The 101 between Ventura and Salinas is one of the most beautiful stretches of highway I've ever driven (and I've driven a lot of them). The highway winds up to San Francisco from Los Angeles, along the coast in places, but mostly inland through soft rolling foothills and quiet farming valleys. You'll see everything from vineyards to oil fields on the drive, and though it takes about an hour longer than the more boring but direct I-5, if you're not in a hurry, it's worth the extra time.

This trip provided me with some of the most beautiful scenery I've ever experienced on the 101: the grass on the foothills is golden, creating an inviting backdrop for splashes of color thrown across it by wild flowers. There was orange from poppies, yellow and green from wild mustard flowers, bright purple from lavender, and occasional bursts of bright green from grass that hadn't gotten the memo about dying off for summer.

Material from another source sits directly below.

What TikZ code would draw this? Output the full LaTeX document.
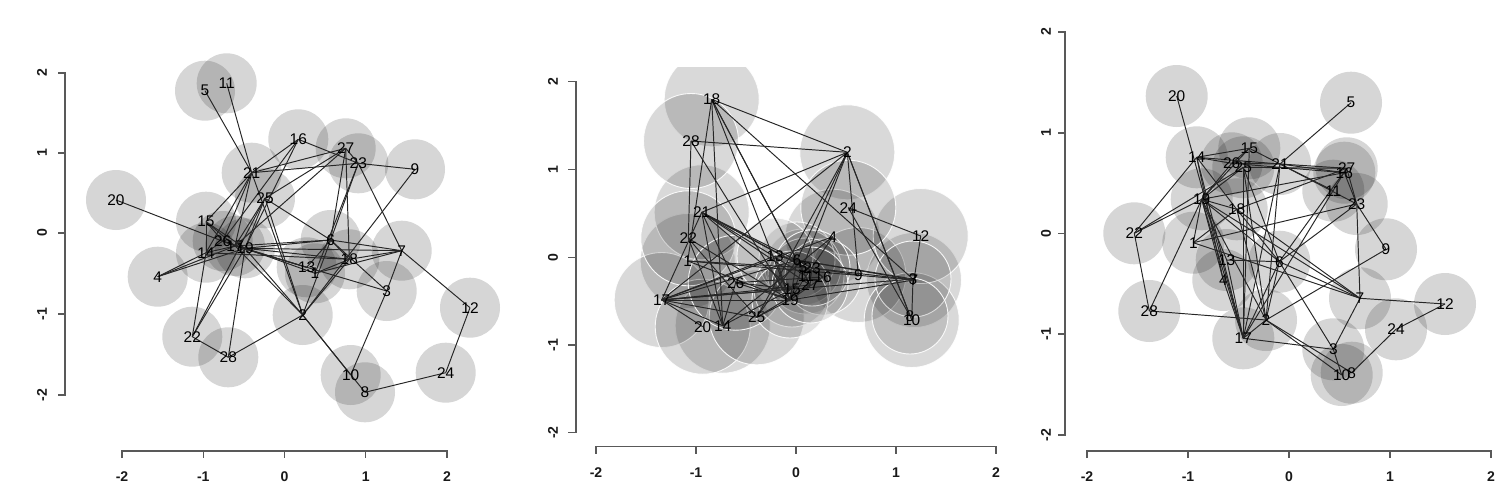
\documentclass[tikz,border=0pt]{standalone}
\usepackage{fontspec}
\setmainfont{Liberation Sans}
\begin{document}
\begin{tikzpicture}[x=0.2mm,y=-0.2mm,
  circA/.style={fill=black,fill opacity=0.16},
  circB/.style={fill=black,fill opacity=0.15,draw=white,draw opacity=0.9,line width=0.5pt},
  circC/.style={fill=black,fill opacity=0.11,draw=white,draw opacity=0.9,line width=0.5pt},
  edge/.style={draw=black!85,line width=0.55pt},
  lab/.style={font=\fontsize{8.8}{8.8}\selectfont,text=black,inner sep=0pt},
  axisline/.style={draw=black!65,line width=0.6pt},
  ticklab/.style={font=\fontsize{8}{8}\selectfont\bfseries,text=black!90,inner sep=0pt}]
\useasboundingbox (0,0) rectangle (1500,500);
\newcommand\graphedges{20/17,5/21,11/21,14/15,14/26,14/21,14/22,14/18,14/4,14/17,15/21,15/19,15/26,16/21,16/23,16/19,16/26,26/19,25/19,25/17,25/27,25/6,25/2,25/22,21/27,21/23,21/2,21/17,21/26,18/27,19/18,19/1,19/13,19/4,19/17,19/7,19/6,19/2,1/7,13/6,28/2,28/19,22/28,22/19,6/27,6/23,6/3,6/17,6/2,6/7,6/18,9/23,9/2,23/7,23/1,7/12,7/3,12/24,24/8,2/10,2/8,17/3,17/2,3/10,27/23,18/1,18/2,18/7,4/17,17/15,17/27,17/13}
% ---------------- panel 1 ----------------
\foreach \n/\x/\y in {1/315/273.3,2/302.7/315,3/386.7/291,4/157.7/276.7,5/205/90.7,6/330.7/240,7/401.7/250.7,8/365/392.3,9/415/169.3,10/350.7/375,11/226.7/83.3,12/470/307.7,13/306.7/267.3,14/206/252.7,15/206/221.7,16/298.3/139.3,17/235/246,18/349.3/259.3,19/245/248.3,20/116/200,21/251.7/172.7,22/192.3/336.7,23/358.3/163.3,24/445.7/372.7,25/265/198.3,26/222.7/241,27/345.7/148.3,28/228.3/357.3}
  {\coordinate (a\n) at (\x,\y);}
\foreach \n in {1,...,28} {\fill[circA] (a\n) circle[radius=6mm];}
\foreach \u/\v in \graphedges {\draw[edge] (a\u) -- (a\v);}
\foreach \n in {1,...,28} {\node[lab] (la\n) at (a\n) {\n};}
% axes panel 1
\draw[axisline] (58,73) -- (65,73) -- (65,395) -- (58,395);
\foreach \t in {153,233,314} {\draw[axisline] (58,\t) -- (65,\t);}
\foreach \t/\l in {73/2,153/1,233/0,314/-1,395/-2} {\node[ticklab,rotate=90] at (42,\t) {\l};}
\draw[axisline] (122,458) -- (122,451) -- (447,451) -- (447,458);
\foreach \t in {203.25,284.5,365.75} {\draw[axisline] (\t,451) -- (\t,458);}
\foreach \t/\l in {122/-2,203.25/-1,284.5/0,365.75/1,447/2} {\node[ticklab] at (\t,477) {\l};}
% ---------------- panel 2 ----------------
\foreach \n/\x/\y in {1/687.7/261,2/847.3/152.3,3/913/279,4/832.7/236.7,5/803/267,6/797/260,7/914/280,8/910/316,9/858.3/275,10/911.7/320,11/806/276,12/920.7/236,13/775/256,14/722.7/325.7,15/792/289,16/823/277,17/661.7/300,18/711.7/99.3,19/790/300,20/702.7/326.7,21/701.7/212.3,22/688.3/238.3,23/812/268,24/848.3/207.7,25/756.7/317.3,26/735.7/282.7,27/810/285,28/691/141}
  {\coordinate (b\n) at (\x,\y);}
\begin{scope}
\clip (580,67) rectangle (1010,440);
\foreach \n in {1,2,4,7,9,10,12,14,17,18,20,21,22,24,25,26,28} {\filldraw[circB] (b\n) circle[radius=9.5mm];}
\foreach \n in {3,5,6,8,11,13,15,16,19,23,27} {\filldraw[circC] (b\n) circle[radius=7.6mm];}
\end{scope}
\foreach \u/\v in \graphedges {\draw[edge] (b\u) -- (b\v);}
\foreach \n in {1,...,28} {\node[lab] (lb\n) at (b\n) {\n};}
\draw[axisline] (568,81.7) -- (576,81.7) -- (576,432.7) -- (568,432.7);
\foreach \t in {169.5,257.2,345} {\draw[axisline] (568,\t) -- (576,\t);}
\foreach \t/\l in {81.7/2,169.5/1,257.2/0,345/-1,432.7/-2} {\node[ticklab,rotate=90] at (553,\t) {\l};}
\draw[axisline] (596,453.7) -- (596,446.7) -- (996,446.7) -- (996,453.7);
\foreach \t in {696,796,896} {\draw[axisline] (\t,446.7) -- (\t,453.7);}
\foreach \t/\l in {596/-2,696/-1,796/0,896/1,996/2} {\node[ticklab] at (\t,473) {\l};}
% ---------------- panel 3 ----------------
\foreach \n/\x/\y in {1/1193.3/242.7,2/1266/320,3/1333.3/349.3,4/1223.3/280,5/1351/102.7,6/1279.3/261.7,7/1360/298.3,8/1351.7/372.7,9/1386/249.3,10/1341.7/375,11/1333.3/190.7,12/1445/304,13/1226.7/260,14/1196.7/157.3,15/1249.3/148.3,16/1344.3/172.7,17/1243.3/338.3,18/1236.7/209.3,19/1201.7/199.3,20/1176.7/96,21/1280/164,22/1134.3/233.3,23/1356.7/204,24/1396/329.3,25/1243.3/167.3,26/1231.7/163.3,27/1346.7/168.3,28/1149.3/311}
  {\coordinate (c\n) at (\x,\y);}
\foreach \n in {1,...,28} {\fill[circA] (c\n) circle[radius=6.2mm];}
\foreach \u/\v in \graphedges {\draw[edge] (c\u) -- (c\v);}
\foreach \n in {1,...,28} {\node[lab] (lc\n) at (c\n) {\n};}
\draw[axisline] (1058,32) -- (1065,32) -- (1065,435) -- (1058,435);
\foreach \t in {133,233.5,334} {\draw[axisline] (1058,\t) -- (1065,\t);}
\foreach \t/\l in {32/2,133/1,233.5/0,334/-1,435/-2} {\node[ticklab,rotate=90] at (1046,\t) {\l};}
\draw[axisline] (1087,458) -- (1087,451) -- (1491,451) -- (1491,458);
\foreach \t in {1188,1289,1390} {\draw[axisline] (\t,451) -- (\t,458);}
\foreach \t/\l in {1087/-2,1188/-1,1289/0,1390/1,1491/2} {\node[ticklab] at (\t,477) {\l};}
\end{tikzpicture}
\end{document}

Around it all were gnarled oak trees, providing shade for grazing cattle and horses.

Once I got north of Soledad, towering Eucalyptus trees -- sixty feet tall, it seemed -- stood guard over vast green fields of lettuce and celery, as if the foothills had been somehow pushed back by farmers decades or even a century ago. Near Monterey, a heavy blanket of fog did its best to come inland, as coastal mountains held it back.

I saw all of this under clear blue skies as I made my way up to San Jose, accompanied by Dimension X on m iPod (an odd but wonderful soundtrack, indeed). I was tired and road weary when I finally pulled into the hotel parking garage nearly seven hours after I'd left my house, but it was entirely worth it.